Si l'on attendait une année supplémentaire, la dette à transférer pourrait atteindre 99,1 milliards d'euros à la fin de l'année 2011. Compte tenu des calculs de la Cades, il faudrait alors porter le taux de la CRDS de 0,5 % à 1,44 %.

Ces chiffres démontrent la nécessité d'envisager dès à présent le traitement de la dette sociale en cours d'accumulation. Sans doute faudra-t-il recourir à des solutions diverses. Peut-être devra-t-on envisager de modifier la loi organique de 2005 pour allonger quelque peu la durée de vie de la Cades, mais une telle évolution n'est concevable que si elle s'accompagne, simultanément, d'une augmentation crédible des recettes de la caisse , démontrant clairement que les pouvoirs publics refusent de reporter la dette d'aujourd'hui sur les générations futures.
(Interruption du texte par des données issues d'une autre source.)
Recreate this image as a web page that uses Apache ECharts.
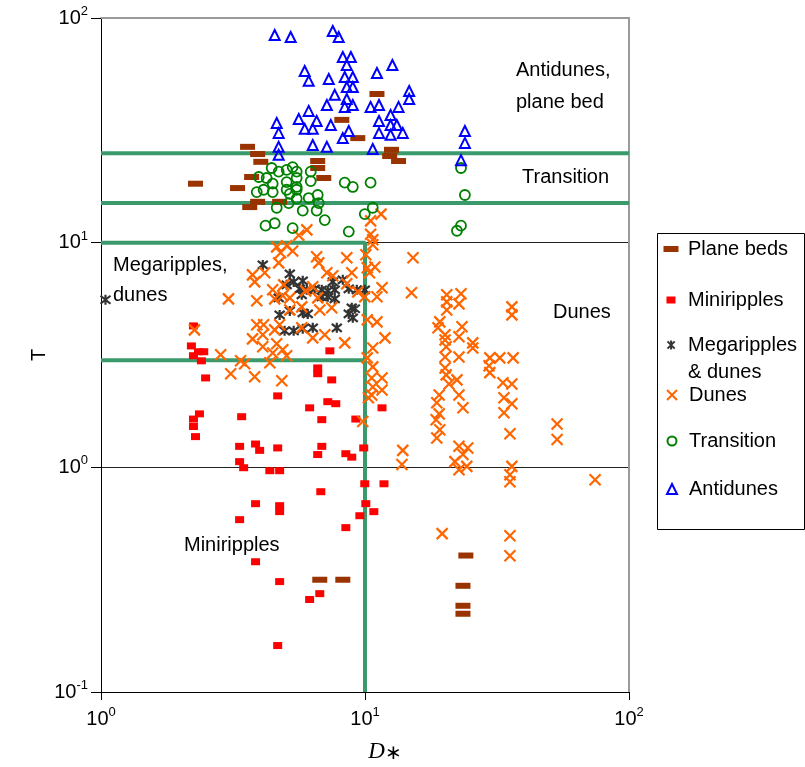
<!DOCTYPE html>
<html><head><meta charset="utf-8">
<script src="https://cdn.jsdelivr.net/npm/echarts@6/dist/echarts.min.js"></script>
<style>html,body{margin:0;padding:0;background:#fff}#c{width:805px;height:767px}</style>
</head><body><div id="c"></div>
<script>
// ---- data: [D*, T] ----
const planeBeds = [[11.1,45.9],[8.17,35.2],[9.39,29.2],[3.59,26.7],[3.92,24.8],[12.6,25.9],[12.4,24.3],[13.4,23.1],[4.03,22.9],[3.72,19.6],[2.28,18.3],[3.29,17.5],[3.66,14.4],[3.92,15.2],[4.75,15.2],[6.62,23.1],[6.62,21.5],[6.98,19.4],[6.74,0.316],[8.24,0.316],[24.1,0.405],[23.5,0.297],[23.5,0.242],[23.5,0.223]];
const miniripples = [[2.24,4.26],[2.20,3.47],[2.24,3.14],[2.34,3.27],[2.45,3.27],[2.40,2.98],[2.49,2.50],[7.36,3.30],[6.62,2.77],[6.62,2.61],[7.48,2.45],[4.67,2.08],[6.17,1.84],[7.23,1.96],[7.75,1.92],[11.6,1.84],[2.36,1.73],[2.24,1.64],[2.24,1.52],[2.28,1.37],[3.41,1.68],[6.86,1.63],[9.23,1.64],[3.35,1.24],[3.85,1.27],[3.99,1.19],[4.67,1.22],[6.86,1.24],[6.62,1.14],[8.46,1.15],[8.91,1.11],[9.89,1.22],[3.35,1.06],[3.47,0.996],[4.36,0.966],[4.75,0.966],[9.98,0.845],[11.8,0.845],[6.80,0.779],[3.85,0.689],[4.75,0.675],[4.75,0.635],[10.07,0.689],[10.8,0.635],[9.56,0.609],[3.35,0.585],[8.46,0.539],[3.85,0.380],[4.75,0.310],[6.74,0.274],[6.17,0.258],[4.67,0.161]];
const megaripples = [[1.04,5.57],[4.10,7.96],[5.19,7.27],[5.81,6.76],[5.37,6.69],[5.05,6.49],[5.66,6.23],[6.02,6.17],[6.45,6.23],[6.86,6.17],[7.23,6.10],[7.68,6.17],[7.55,6.69],[8.24,6.83],[8.68,6.23],[9.31,6.17],[9.98,6.17],[4.71,5.68],[5.76,5.86],[6.86,5.74],[7.23,5.74],[7.68,5.62],[8.91,5.13],[9.15,5.08],[8.68,4.82],[8.99,4.63],[4.75,4.77],[5.19,4.97],[5.81,4.87],[6.07,4.82],[4.96,4.05],[5.37,4.05],[5.81,4.14],[6.34,4.18],[7.82,4.18]];
const dunes = [[4.63,9.58],[5.05,9.68],[5.32,9.19],[4.79,9.01],[4.71,8.13],[3.75,7.19],[3.82,6.69],[4.17,7.34],[4.47,6.17],[4.55,5.62],[4.88,5.80],[4.92,6.49],[5.19,5.68],[3.89,5.51],[3.04,5.62],[6.56,8.65],[6.68,8.13],[8.53,8.56],[7.17,7.34],[7.55,7.12],[8.91,7.34],[5.96,6.10],[6.34,6.36],[6.62,5.68],[8.53,6.56],[9.39,6.04],[6.74,5.02],[7.48,5.13],[5.19,5.02],[5.76,5.18],[2.26,4.09],[3.89,4.31],[4.13,4.31],[4.75,4.31],[4.55,4.09],[5.76,4.18],[6.34,3.77],[7.04,3.89],[8.38,3.58],[3.75,3.73],[4.10,3.89],[4.10,3.44],[4.63,3.55],[4.88,3.34],[4.47,3.23],[5.05,3.14],[4.36,2.92],[2.84,3.17],[3.38,2.98],[3.50,2.89],[3.10,2.61],[3.82,2.53],[4.84,2.43],[9.81,1.60],[6.02,11.4],[5.61,10.8],[11.5,13.4],[10.5,12.5],[10.5,10.9],[10.7,10.3],[10.7,9.78],[10.07,8.83],[10.9,7.80],[10.2,7.73],[10.4,7.34],[11.6,6.30],[9.98,5.74],[11.1,5.74],[10.2,4.54],[11.1,4.44],[11.9,3.77],[10.7,3.40],[10.2,3.07],[10.7,2.80],[10.6,2.50],[11.6,2.50],[10.7,2.28],[11.6,2.21],[10.6,2.10],[10.3,2.04],[15.2,8.56],[15.0,5.98],[13.9,1.19],[13.8,1.03],[20.4,5.86],[20.4,5.45],[20.4,5.02],[23.1,5.92],[22.7,5.34],[19.2,4.44],[18.9,4.18],[20.1,3.89],[20.1,3.69],[20.3,3.44],[20.1,3.10],[23.3,4.22],[22.7,3.81],[22.7,3.10],[25.6,3.58],[25.6,3.40],[20.1,2.77],[20.3,2.58],[20.8,2.35],[22.3,2.45],[22.7,2.10],[23.5,1.84],[19.1,2.10],[18.7,1.94],[19.1,1.73],[18.6,1.63],[19.2,1.47],[18.7,1.35],[22.7,1.24],[24.5,1.22],[23.5,1.14],[21.9,1.06],[24.3,1.01],[22.7,0.976],[29.7,3.07],[32.4,3.07],[36.4,3.07],[29.5,2.83],[29.7,2.64],[33.3,2.38],[36.0,2.35],[33.6,2.04],[36.0,1.92],[33.6,1.75],[35.4,1.41],[36.0,5.18],[36.0,4.77],[53.4,1.56],[53.4,1.33],[36.0,1.01],[35.4,0.927],[35.4,0.863],[74.4,0.88],[19.6,0.507],[35.4,0.496],[35.4,0.404]];
const transition = [[4.43,21.5],[4.71,20.7],[5.05,21.1],[5.32,21.7],[5.51,20.7],[5.51,19.4],[3.96,19.6],[4.24,19.4],[4.47,18.3],[5.05,18.6],[5.51,17.7],[6.23,20.7],[6.23,18.8],[4.13,17.2],[3.89,16.8],[4.47,16.8],[5.05,17.2],[5.51,17.2],[5.19,16.5],[5.51,15.7],[5.14,15.0],[6.12,15.8],[6.62,16.3],[6.68,15.0],[8.38,18.5],[8.99,17.7],[10.5,18.5],[4.63,14.3],[5.81,13.9],[6.56,13.9],[7.04,12.6],[4.20,11.9],[4.55,12.2],[5.32,11.6],[8.68,11.2],[9.98,13.4],[10.7,14.3],[23.1,21.5],[23.9,16.3],[22.3,11.3],[23.1,11.9]];
const antidunes = [[4.55,84.0],[5.23,82.3],[7.55,87.5],[7.95,82.3],[8.24,67.1],[8.84,67.1],[8.53,61.8],[5.91,58.1],[6.12,52.5],[7.29,53.5],[8.38,54.6],[8.99,54.6],[8.53,49.3],[8.99,49.3],[11.1,56.9],[12.7,61.8],[14.7,47.3],[14.7,43.6],[7.68,45.5],[7.17,41.0],[8.53,43.6],[8.38,40.2],[8.99,41.0],[10.5,40.2],[11.3,41.0],[13.4,40.2],[6.12,38.6],[5.61,35.5],[6.56,34.8],[4.63,34.1],[4.71,30.8],[5.91,32.1],[6.34,32.1],[7.42,33.4],[8.68,31.4],[8.24,29.2],[11.3,34.8],[12.5,37.0],[12.5,33.4],[13.2,33.4],[11.3,30.8],[12.5,30.2],[13.9,30.8],[6.34,27.2],[7.17,26.7],[4.71,26.7],[4.71,24.6],[10.7,26.1],[23.9,31.4],[23.9,27.8],[23.1,23.3]];
// regime boundaries
const boundaryTop = [[1,25],[100,25]];
const boundaryMid = [[1,15],[100,15]];
const boundaryMega = [[1,10],[10,10],[10,0.1]];
const boundaryLow = [[1,3],[10,3]];
const xTicks = [1,10,100];
const yTicks = [0.1,1,10,100];

const FONT = 'Liberation Sans, Arial, sans-serif';
const chart = echarts.init(document.getElementById('c'), null, {renderer:'canvas'});

function expLabel(v){
  const e = Math.round(Math.log10(v));
  return '{b|10}{s|' + e + '}';
}
const richLab = {
  b:{fontSize:20, fontFamily:FONT, color:'#000', lineHeight:26},
  s:{fontSize:13, fontFamily:FONT, color:'#000', verticalAlign:'top', lineHeight:13}
};
const GREEN = '#3a9a6c';
function bline(name, data){
  return {type:'line', name:name, data:data, symbol:'none', silent:true, z:1,
    lineStyle:{color:GREEN, width:4}, animation:false, legendHoverLink:false};
}
const X_PATH = 'path://M0,0L10,10M10,0L0,10';
const AST_PATH = 'path://M1,1L9,9M9,1L1,9M5,0L5,10';

function leg(name, cy, w, h, label){
  return {data:[name], left:671 - w/2, top:cy - 12, itemWidth:w, itemHeight:h,
    padding:0, itemGap:0, selectedMode:false, formatter:label || name,
    textStyle:{fontSize:20, fontFamily:FONT, color:'#000', lineHeight:24,
      padding:[0,0,0, 688 - (671 + w/2 + 5)]}};
}

chart.setOption({
  animation:false,
  backgroundColor:'#fff',
  grid:{left:101, top:18, width:528, height:674, containLabel:false, outerBoundsMode:'none'},
  xAxis:[{
    type:'log', logBase:10, min:1, max:100,
    name:'{d|D}{s|∗}', nameLocation:'middle', nameGap:48, nameMoveOverlap:false,
    nameTextStyle:{padding:[0,0,0,40], rich:{
      d:{fontFamily:'Liberation Serif, serif', fontStyle:'italic', fontSize:23, color:'#000', lineHeight:24},
      s:{fontFamily:'Liberation Serif, serif', fontSize:20, color:'#000', verticalAlign:'bottom', lineHeight:14, padding:[14,0,0,0]}
    }},
    axisLine:{lineStyle:{color:'#000', width:1}},
    axisTick:{show:true, length:8, lineStyle:{color:'#000'}},
    minorTick:{show:false},
    axisLabel:{formatter:expLabel, rich:richLab, margin:14},
    splitLine:{show:false}
  },{
    type:'log', logBase:10, min:1, max:100, position:'top',
    axisLine:{lineStyle:{color:'#9a9a9a', width:2}},
    axisTick:{show:false}, axisLabel:{show:false}, splitLine:{show:false}
  }],
  yAxis:[{
    type:'log', logBase:10, min:0.1, max:100,
    name:'T', nameLocation:'middle', nameGap:52, nameRotate:90, nameMoveOverlap:false,
    nameTextStyle:{fontSize:20, fontFamily:FONT, color:'#000'},
    axisLine:{lineStyle:{color:'#000', width:1}},
    axisTick:{show:true, length:10, lineStyle:{color:'#000'}},
    minorTick:{show:false},
    axisLabel:{formatter:expLabel, rich:richLab, margin:13},
    splitLine:{show:true, showMinLine:false, showMaxLine:false, lineStyle:{color:'#222', width:1}}
  },{
    type:'log', logBase:10, min:0.1, max:100, position:'right',
    axisLine:{show:true, lineStyle:{color:'#9a9a9a', width:2}},
    axisTick:{show:false}, axisLabel:{show:false}, splitLine:{show:false}
  }],
  legend:[
    leg('Plane beds', 249, 15, 6),
    leg('Miniripples', 300, 9, 7),
    leg('Megaripples & dunes', 345, 9, 9, 'Megaripples'),
    leg('Dunes', 395, 10, 10),
    leg('Transition', 441, 9, 9),
    leg('Antidunes', 489, 10, 10)
  ],
  graphic:[
    {type:'rect', shape:{x:657.5, y:233.5, width:147, height:296}, style:{fill:'none', stroke:'#000', lineWidth:1}, z:-1},
    {type:'text', x:688, y:372, style:{text:'& dunes', font:'20px ' + FONT, fill:'#000', verticalAlign:'middle'}},
    {type:'text', x:516, y:70, style:{text:'Antidunes,', font:'20px ' + FONT, fill:'#000', verticalAlign:'middle'}},
    {type:'text', x:516, y:102, style:{text:'plane bed', font:'20px ' + FONT, fill:'#000', verticalAlign:'middle'}},
    {type:'text', x:522, y:177, style:{text:'Transition', font:'20px ' + FONT, fill:'#000', verticalAlign:'middle'}},
    {type:'text', x:113, y:265, style:{text:'Megaripples,', font:'20px ' + FONT, fill:'#000', verticalAlign:'middle'}},
    {type:'text', x:113, y:295, style:{text:'dunes', font:'20px ' + FONT, fill:'#000', verticalAlign:'middle'}},
    {type:'text', x:553, y:312, style:{text:'Dunes', font:'20px ' + FONT, fill:'#000', verticalAlign:'middle'}},
    {type:'text', x:184, y:545, style:{text:'Miniripples', font:'20px ' + FONT, fill:'#000', verticalAlign:'middle'}}
  ],
  series:[
    bline('b1', boundaryTop), bline('b2', boundaryMid), bline('b3', boundaryMega), bline('b4', boundaryLow),
    {type:'scatter', name:'Plane beds', data:planeBeds, symbol:'rect', symbolSize:[15,6],
      itemStyle:{color:'#993300', opacity:1}, z:3},
    {type:'scatter', name:'Miniripples', data:miniripples, symbol:'rect', symbolSize:[9,7],
      itemStyle:{color:'#ff0000', opacity:1}, z:3},
    {type:'scatter', name:'Megaripples & dunes', data:megaripples, symbol:AST_PATH, symbolSize:10,
      itemStyle:{color:'rgba(0,0,0,0)', borderColor:'#333333', borderWidth:2.2, opacity:1}, z:3},
    {type:'scatter', name:'Dunes', data:dunes, symbol:X_PATH, symbolSize:11,
      itemStyle:{color:'rgba(0,0,0,0)', borderColor:'#ff6600', borderWidth:2.2, opacity:1}, z:3},
    {type:'scatter', name:'Transition', data:transition, symbol:'circle', symbolSize:10,
      itemStyle:{color:'rgba(0,0,0,0)', borderColor:'#008000', borderWidth:1.8, opacity:1}, z:3},
    {type:'scatter', name:'Antidunes', data:antidunes, symbol:'triangle', symbolSize:10,
      itemStyle:{color:'rgba(0,0,0,0)', borderColor:'#0000ff', borderWidth:2, opacity:1}, z:3}
  ]
});
</script>
</body></html>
Une solution consisterait à faire en sorte que chaque tranche de dette nouvelle transférée à la Cades soit remboursée dans un délai limité préfixé et que les recettes de la caisse soient augmentées en conséquence.

Quoi qu'il en soit, le remboursement de la dette sociale impliquera nécessairement une augmentation de la CRDS, qui sera d'autant plus importante qu'elle sera réalisée tardivement.